The insurgents now seem to concentrate on spectacular bombings of landmark targets, such as ministries and hotels. Since last August there have been at least five big waves of co-ordinated attacks, hitting the finance and foreign ministries, among others, three of the city’s best-known hotels, plus softer targets such as mosques and market-places in Shia districts. Last month more than 100 people were killed in a single day in a score of bombings across the country. On June 13th jihadists in military uniforms stormed the central bank in Baghdad, killing 15 people. In the past year at least 3,000 civilians have perished in politically motivated attacks.

The insurgents also kill fellow Sunnis, especially those who have signed up to the “awakening councils” who have accommodated themselves, however reluctantly, with the new Shia-led order. On June 7th, for instance, a series of bombs went off in the Sunni province of Anbar, west of Baghdad. The targets were policemen and tribal leaders who have turned against al-Qaeda. Several Sunni imams who speak out against al-Qaeda have recently been shot dead. One was beheaded.

Against this backdrop, it is vital that the new parliament and the government that it eventually endorses builds as wide a cross-sectarian consensus as possible. Mr Allawi sought to do just that. Mr Maliki also won cross-sectarian plaudits in provincial elections last year, after he had sent in the army to hammer fellow Shias in the Sadrist militias, who had tormented the southern city of Basra. But since then the country seems to have slipped back into more sectarian ways. “Everyone has retreated to his own corner—to his own dungeon, if you like,” says Mr Rubaie.
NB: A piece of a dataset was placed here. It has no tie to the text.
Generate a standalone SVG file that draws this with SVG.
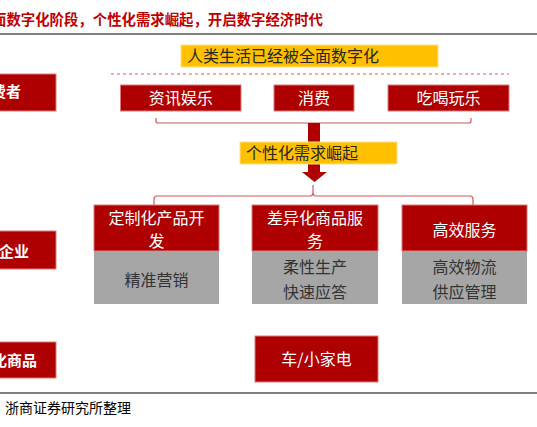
<svg xmlns="http://www.w3.org/2000/svg" width="537" height="427" viewBox="0 0 537 427">
<style>
text{font-family:"Noto Sans CJK SC","Liberation Sans",sans-serif;}
.red{fill:#AE0000;stroke:#E07A7A;stroke-width:1;}
.grey{fill:#A6A6A6;stroke:none;}
.yel{fill:#FFC000;stroke:#FFE08A;stroke-width:1;}
.wt{fill:#FFFFFF;font-size:16px;text-anchor:middle;}
.lbl{fill:#FFFFFF;font-size:15px;font-weight:bold;text-anchor:end;}
.dk{fill:#333333;font-size:16px;text-anchor:middle;}
.rule{stroke:#808080;stroke-width:2;fill:none;}
.brace{stroke:#D0585A;stroke-width:1.2;fill:none;}
</style>
<rect width="537" height="427" fill="#FFFFFF"/>
<text x="-8" y="25" style="font-size:14.4px;font-weight:bold;fill:#C00000;">面数字化阶段，个性化需求崛起，开启数字经济时代</text>
<line class="rule" x1="0" y1="34" x2="537" y2="34"/>

<g id="label-consumer">
<rect class="red" x="-2" y="74" width="58" height="37"/>
<text class="lbl" x="21" y="97">消费者</text>
</g>
<g id="label-enterprise">
<rect class="red" x="-2" y="231" width="58" height="38"/>
<text class="lbl" x="29" y="257">企业</text>
</g>
<g id="label-goods">
<rect class="red" x="-2" y="342" width="58" height="36"/>
<text class="lbl" x="37" y="366">化商品</text>
</g>

<g id="connectors">
<line x1="111" y1="74" x2="509" y2="74" stroke="#E05A5A" stroke-width="1" stroke-dasharray="3,3"/>
<path class="brace" d="M156,118 V121 Q156,123 158,123 H469 Q471,123 471,121 V118"/>
<rect x="308" y="123" width="12" height="49" fill="#AE0000"/>
<polygon points="302,172 327,172 314.5,182" fill="#AE0000"/>
<path class="brace" d="M154,205 V199 Q154,196 157,196 H310 Q313,196 313,192 V185 V192 Q313,196 316,196 H470 Q473,196 473,199 V205"/>
</g>

<g id="node-digital">
<rect class="yel" x="181" y="45" width="257" height="22"/>
<text x="187" y="62" style="font-size:16px;fill:#262626;">人类生活已经被全面数字化</text>
</g>

<g id="node-info">
<rect class="red" x="120.5" y="85" width="120.5" height="26"/>
<text class="wt" x="180.7" y="104">资讯娱乐</text>
</g>
<g id="node-consume">
<rect class="red" x="274" y="85" width="80" height="26"/>
<text class="wt" x="314" y="104">消费</text>
</g>
<g id="node-fun">
<rect class="red" x="388" y="85" width="121" height="26"/>
<text class="wt" x="448.5" y="104">吃喝玩乐</text>
</g>

<g id="node-personal">
<rect class="yel" x="240" y="142" width="157" height="22"/>
<text x="246" y="159" style="font-size:16px;fill:#262626;">个性化需求崛起</text>
</g>

<g id="node-custom">
<rect class="red" x="94" y="205" width="125" height="46"/>
<text class="wt" x="156.5" y="224">定制化产品开</text>
<text class="wt" x="156.5" y="247">发</text>
<rect class="grey" x="94" y="251" width="125" height="53"/>
<text class="dk" x="156.5" y="286">精准营销</text>
</g>
<g id="node-diff">
<rect class="red" x="252" y="205" width="126" height="46"/>
<text class="wt" x="315" y="224">差异化商品服</text>
<text class="wt" x="315" y="247">务</text>
<rect class="grey" x="252" y="251" width="126" height="53"/>
<text class="dk" x="315" y="273">柔性生产</text>
<text class="dk" x="315" y="298">快速应答</text>
</g>
<g id="node-service">
<rect class="red" x="402" y="205" width="125" height="46"/>
<text class="wt" x="464.5" y="236">高效服务</text>
<rect class="grey" x="402" y="251" width="125" height="53"/>
<text class="dk" x="464.5" y="273">高效物流</text>
<text class="dk" x="464.5" y="298">供应管理</text>
</g>

<g id="node-car">
<rect class="red" x="255" y="336" width="123" height="46"/>
<text class="wt" x="316.5" y="365">车/小家电</text>
</g>

<line class="rule" x1="0" y1="393" x2="537" y2="393"/>
<text x="5" y="413" style="font-size:14px;fill:#000000;">浙商证券研究所整理</text>
</svg>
He and other leading politicians worry that the army may re-emerge as a political arbiter, as it has done repeatedly during Iraq’s past nine decades as a state. “There is still the risk of a coup,” says a minister close to Mr Maliki. Mr Rubaie says that the armed forces are “still infiltrated by extremists who are against the political process and have the mindset of the good old days of Saddam Hussein.”

Mr Maliki has sought to make Iraq “coup-proof”. But another prime minister might struggle to consolidate civilian control over the armed forces. Party militias, bound by sectarian loyalties, could yet re-emerge. Many Iraqis still fear that, once the ministries are allotted to the various parties in a new coalition government, they will again become party fiefs defended by militias that have, in the past, behaved murderously. Some fear that if that happens a military strongman could yet be tempted to intervene. Others think a civilian government could be tempted to carry out a “constitutional coup”, empowering itself with emergency laws that could erode Iraq’s fledgling democracy. In any event, it is still possible, especially if no overarching leader manages to close the fundamental Sunni-Shia rift, that the country could become a corrupt, authoritarian, oil-and-security state, a semi-democracy at best.

“Some people don’t believe in reconciliation—they’re just keen to settle scores and break the back of the other side,” says Mr Rubaie. “We’re learning. I honestly believe proportional-representation democracy is here to stay,” he says. “But ‘compromise’ is still a dirty word in Arabic.”